Exercise details >>
Starting at the first line of the data, please print exactly those lines through the one that holds "0.305, 0.328, 0.353]", omitting every picture.

Material >>
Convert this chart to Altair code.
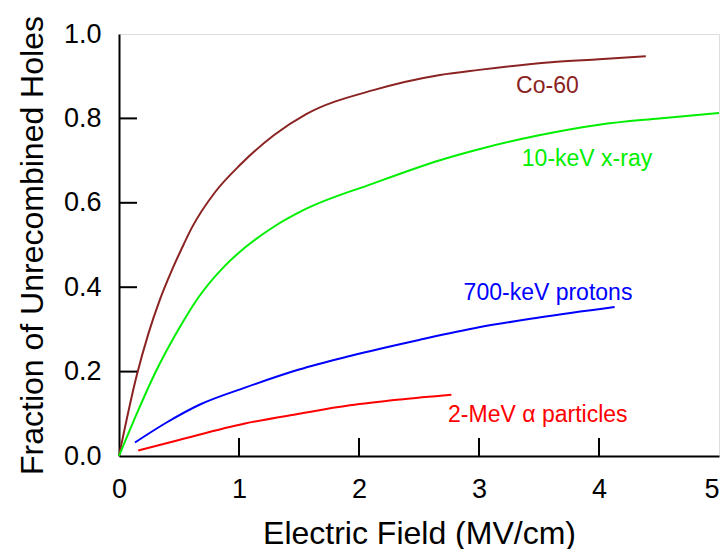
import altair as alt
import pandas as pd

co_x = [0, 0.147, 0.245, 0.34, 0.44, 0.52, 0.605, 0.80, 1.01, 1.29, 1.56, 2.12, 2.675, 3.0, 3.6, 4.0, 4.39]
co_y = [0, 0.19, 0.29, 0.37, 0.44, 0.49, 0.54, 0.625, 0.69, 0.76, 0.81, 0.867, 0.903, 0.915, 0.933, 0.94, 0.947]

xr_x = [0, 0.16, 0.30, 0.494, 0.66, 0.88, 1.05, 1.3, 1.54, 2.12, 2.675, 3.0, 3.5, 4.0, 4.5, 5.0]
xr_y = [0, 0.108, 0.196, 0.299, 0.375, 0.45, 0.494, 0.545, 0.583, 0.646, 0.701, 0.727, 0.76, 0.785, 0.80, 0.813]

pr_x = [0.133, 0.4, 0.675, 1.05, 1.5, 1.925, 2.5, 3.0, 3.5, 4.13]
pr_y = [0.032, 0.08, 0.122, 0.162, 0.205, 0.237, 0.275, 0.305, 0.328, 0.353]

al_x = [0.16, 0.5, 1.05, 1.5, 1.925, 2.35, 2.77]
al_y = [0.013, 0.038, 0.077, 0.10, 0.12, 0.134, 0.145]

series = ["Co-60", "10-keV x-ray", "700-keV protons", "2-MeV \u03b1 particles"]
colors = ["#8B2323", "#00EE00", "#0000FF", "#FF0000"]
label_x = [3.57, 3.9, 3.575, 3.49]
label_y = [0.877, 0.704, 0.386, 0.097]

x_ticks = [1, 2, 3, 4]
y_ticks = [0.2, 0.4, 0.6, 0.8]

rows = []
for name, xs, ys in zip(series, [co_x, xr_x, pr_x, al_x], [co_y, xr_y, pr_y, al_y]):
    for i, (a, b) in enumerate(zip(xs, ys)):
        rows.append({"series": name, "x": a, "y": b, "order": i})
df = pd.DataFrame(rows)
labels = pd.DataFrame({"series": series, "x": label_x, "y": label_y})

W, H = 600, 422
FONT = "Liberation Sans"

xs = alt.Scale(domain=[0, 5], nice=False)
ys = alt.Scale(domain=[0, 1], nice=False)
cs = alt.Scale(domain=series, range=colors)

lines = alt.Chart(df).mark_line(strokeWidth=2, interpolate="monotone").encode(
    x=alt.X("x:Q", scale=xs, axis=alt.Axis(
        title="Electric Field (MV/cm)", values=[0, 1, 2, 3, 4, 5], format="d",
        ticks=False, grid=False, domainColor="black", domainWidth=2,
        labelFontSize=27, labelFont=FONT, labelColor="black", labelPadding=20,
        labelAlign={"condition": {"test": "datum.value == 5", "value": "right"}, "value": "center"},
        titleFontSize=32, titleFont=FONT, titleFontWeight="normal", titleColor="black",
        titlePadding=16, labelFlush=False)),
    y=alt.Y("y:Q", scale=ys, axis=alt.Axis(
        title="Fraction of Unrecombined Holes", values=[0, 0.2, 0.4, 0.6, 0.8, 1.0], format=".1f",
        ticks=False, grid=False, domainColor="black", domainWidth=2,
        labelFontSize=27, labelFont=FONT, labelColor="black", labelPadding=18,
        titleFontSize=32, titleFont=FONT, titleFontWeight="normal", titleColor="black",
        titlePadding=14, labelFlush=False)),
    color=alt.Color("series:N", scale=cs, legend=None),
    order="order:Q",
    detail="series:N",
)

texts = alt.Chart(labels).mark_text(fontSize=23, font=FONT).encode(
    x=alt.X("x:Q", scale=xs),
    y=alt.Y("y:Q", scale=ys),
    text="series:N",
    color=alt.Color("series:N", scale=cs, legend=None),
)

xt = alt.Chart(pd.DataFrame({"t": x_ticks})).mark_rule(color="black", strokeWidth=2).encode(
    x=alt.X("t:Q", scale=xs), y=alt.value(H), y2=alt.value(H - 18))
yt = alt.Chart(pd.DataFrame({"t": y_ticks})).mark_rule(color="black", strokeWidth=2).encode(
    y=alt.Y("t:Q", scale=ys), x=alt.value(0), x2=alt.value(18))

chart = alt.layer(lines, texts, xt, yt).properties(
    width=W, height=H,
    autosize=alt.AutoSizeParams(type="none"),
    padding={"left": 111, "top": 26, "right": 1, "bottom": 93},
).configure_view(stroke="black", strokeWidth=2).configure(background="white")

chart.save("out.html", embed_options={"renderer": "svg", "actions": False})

Exercise answer >>
Convert this chart to Altair code.
import altair as alt
import pandas as pd

co_x = [0, 0.147, 0.245, 0.34, 0.44, 0.52, 0.605, 0.80, 1.01, 1.29, 1.56, 2.12, 2.675, 3.0, 3.6, 4.0, 4.39]
co_y = [0, 0.19, 0.29, 0.37, 0.44, 0.49, 0.54, 0.625, 0.69, 0.76, 0.81, 0.867, 0.903, 0.915, 0.933, 0.94, 0.947]

xr_x = [0, 0.16, 0.30, 0.494, 0.66, 0.88, 1.05, 1.3, 1.54, 2.12, 2.675, 3.0, 3.5, 4.0, 4.5, 5.0]
xr_y = [0, 0.108, 0.196, 0.299, 0.375, 0.45, 0.494, 0.545, 0.583, 0.646, 0.701, 0.727, 0.76, 0.785, 0.80, 0.813]

pr_x = [0.133, 0.4, 0.675, 1.05, 1.5, 1.925, 2.5, 3.0, 3.5, 4.13]
pr_y = [0.032, 0.08, 0.122, 0.162, 0.205, 0.237, 0.275, 0.305, 0.328, 0.353]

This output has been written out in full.